É muito interessante o jogo de julgamentos efetuados pelo Diretor Clint Eastwood. Numa sucessão de acontecimentos vemos a heroína sendo vingada, e a possibilidade de justiça aparecendo no universo. Contudo, na tela ainda somos levados pela dúvida do sumiço e conseqüente morte de Walter. O sociopata comemora os seus feitos e chega mesmo a elogiar a luta da mãe ainda desesperada. O seu calvário nos leva a cenas impressionantes da pena de morte, não antes de ter face a face uma poderosa Christine, agora mãe e superior às instituições e aos homens. Sem resposta, ela e os espectadores seguem na dúvida, mesmo após o enforcamento do assassino.
O tempo passa e encontramos uma nova Christine, mais feminina e bela impossível, contudo, carregada de dúvidas e receios. Tal como ela torcemos pelo encontro de Walter e chegamos mesmo a pensar na possibilidade de justiça, haja vista que já no término do longa-metragem vemos toda rede de corrupção da polícia sendo desmontada.

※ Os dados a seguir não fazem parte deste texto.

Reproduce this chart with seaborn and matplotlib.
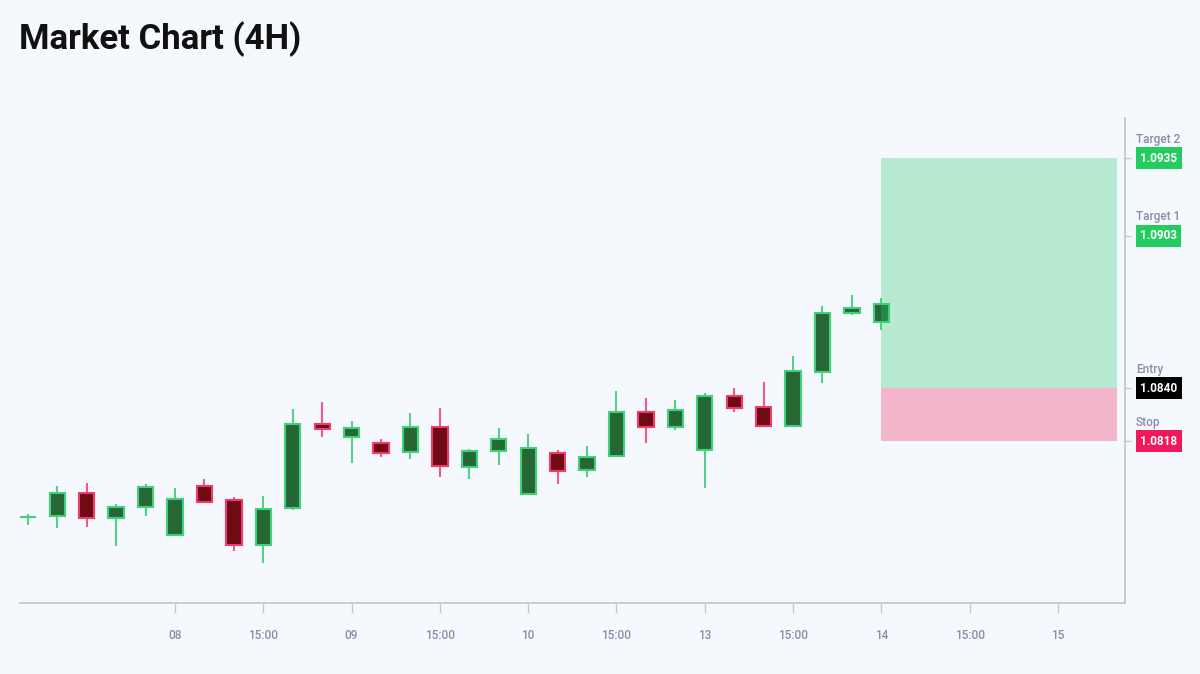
import matplotlib
matplotlib.use("Agg")
import matplotlib.pyplot as plt
import seaborn as sns
import numpy as np

# candle data (4H)
opens  = [1.07865, 1.07871, 1.07967, 1.07862, 1.07910, 1.07794, 1.07995, 1.07938, 1.07750, 1.07903,
          1.08252, 1.08199, 1.08173, 1.08134, 1.08238, 1.08075, 1.08140, 1.07962, 1.08133, 1.08060,
          1.08119, 1.08302, 1.08239, 1.08144, 1.08368, 1.08320, 1.08244, 1.08467, 1.08709, 1.08673]
highs  = [1.07878, 1.07995, 1.08006, 1.07921, 1.08002, 1.07986, 1.08024, 1.07951, 1.07955, 1.08313,
          1.08342, 1.08262, 1.08188, 1.08298, 1.08316, 1.08148, 1.08235, 1.08210, 1.08143, 1.08159,
          1.08386, 1.08360, 1.08350, 1.08381, 1.08401, 1.08426, 1.08531, 1.08738, 1.08783, 1.08771]
lows   = [1.07834, 1.07820, 1.07824, 1.07748, 1.07871, 1.07792, 1.07925, 1.07726, 1.07678, 1.07897,
          1.08199, 1.08091, 1.08114, 1.08105, 1.08032, 1.08023, 1.08082, 1.07962, 1.08005, 1.08031,
          1.08114, 1.08173, 1.08226, 1.07986, 1.08299, 1.08244, 1.08240, 1.08419, 1.08700, 1.08638]
closes = [1.07869, 1.07967, 1.07863, 1.07907, 1.07992, 1.07940, 1.07930, 1.07750, 1.07900, 1.08252,
          1.08231, 1.08235, 1.08130, 1.08238, 1.08076, 1.08141, 1.08189, 1.08152, 1.08058, 1.08116,
          1.08301, 1.08239, 1.08308, 1.08366, 1.08317, 1.08244, 1.08469, 1.08711, 1.08731, 1.08748]

tick_pos = [5, 8, 11, 14, 17, 20, 23, 26, 29, 32, 35]
tick_labels = ["08", "15:00", "09", "15:00", "10", "15:00", "13", "15:00", "14", "15:00", "15"]

entry = 1.0840
stop = 1.0818
target1 = 1.0903
target2 = 1.0935
level_names = ["Target 2", "Target 1", "Entry", "Stop"]
level_values = [target2, target1, entry, stop]
level_colors = ["#22cc5e", "#22cc5e", "#000000", "#ef1a5b"]

bg = "#f5f8fc"
sns.set_style("white", rc={"axes.facecolor": bg, "figure.facecolor": bg})
plt.rcParams["font.family"] = ["Roboto", "DejaVu Sans"]

fig = plt.figure(figsize=(12, 6.74), dpi=100)
ax = fig.add_axes([20/1200, 71/674, 1105/1200, 485/674])

x = np.arange(len(opens))
o = np.array(opens); c = np.array(closes); h = np.array(highs); l = np.array(lows)
up = c >= o

# wicks
ax.vlines(x[up], l[up], h[up], color="#55d08a", linewidth=1.5, zorder=2)
ax.vlines(x[~up], l[~up], h[~up], color="#f2588a", linewidth=1.5, zorder=2)
# bodies
ax.bar(x[up], c[up] - o[up], bottom=o[up], width=0.52, color="#276734",
       edgecolor="#3fd17c", linewidth=1.5, zorder=3)
ax.bar(x[~up], c[~up] - o[~up], bottom=o[~up], width=0.52, color="#6e0b14",
       edgecolor="#f23a6e", linewidth=1.5, zorder=3)

# trade zone
ax.fill_between([29, 37], entry, target2, color="#2ecc71", alpha=0.3, linewidth=0, zorder=4)
ax.fill_between([29, 37], stop, entry, color="#f0386b", alpha=0.35, linewidth=0, zorder=4)

ax.set_xlim(-0.267, 37.28)
ax.set_ylim(1.075116, 1.095157)

for s in ["left", "top"]:
    ax.spines[s].set_visible(False)
for s in ["bottom", "right"]:
    ax.spines[s].set_color("#c4c8d0")
    ax.spines[s].set_linewidth(1.3)

ax.set_xticks(tick_pos)
ax.set_xticklabels(tick_labels, fontweight="medium")
ax.tick_params(axis="x", length=7.5, width=1, color="#c4c8d0", pad=11,
               labelsize=8.5, labelcolor="#8a8ca8", bottom=True)

ax.yaxis.tick_right()
ax.set_yticks(level_values)
ax.set_yticklabels([])
ax.tick_params(axis="y", length=4.5, width=1, color="#c4c8d0", right=True, left=False)

for name, val, col in zip(level_names, level_values, level_colors):
    ax.annotate(name, xy=(1, val), xycoords=("axes fraction", "data"),
                xytext=(11, 19), textcoords="offset pixels", ha="left", va="center",
                fontsize=8.5, fontweight="medium", color="#8a8ca8", annotation_clip=False)
    ax.annotate(f"{val:.4f}", xy=(1, val), xycoords=("axes fraction", "data"),
                xytext=(15, 0), textcoords="offset pixels", ha="left", va="center",
                fontsize=8.5, fontweight="bold", color="white", annotation_clip=False,
                bbox=dict(boxstyle="square,pad=0.38", fc=col, ec="none"))

fig.text(19/1200, 1 - 49/674, "Market Chart (4H)", fontsize=25, fontweight="bold",
         color="#111111", ha="left", va="baseline")

fig.savefig("out.png", dpi=100, facecolor=bg)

A história contada em A Troca é inspirada em fatos reais ocorridos entre 1928 e 1930. O roteirista J. Michael Straczynski descobriu na prefeitura um arquivo do caso e passou um ano se empenhando na adaptação dele ao cinema. O longa-metragem termina com Christine ainda esperançosa e radiante. Um cenário duvidoso para os anos 30, onde a mulher ainda é vista com desprezo e pouca admiração, mesmo em solo norte-americano. A despeito de ser baseado em fatos reais, é duvidoso que Christine tenha passado somente por aqueles sofrimentos. Certamente, ela enfrentou outros que não comportariam todo o tempo do longa-metragem. Todavia, é louvável a empreitada levada a efeito por Eastwood e Straczynski. Não sou um cinéfilo, tampouco um crítico, mas a película é muito mais do que uma história de uma mãe que faz de tudo para encontrar o filho. A história relembrada por Clint Eastwood e J. Michael Straczynski é, antes de tudo, uma história das instituições que tiram a liberdade, a privacidade, a espontaneidade, o direito e a vida. Talvez mais que isso, é um filme também histórico, que revela o controle da individualidade, a despersonalização dos indivíduos a morte precoce e a luta, necessária e obrigatória pela vida em condições nas quais acreditamos estar em rumo ao processo civilizatório.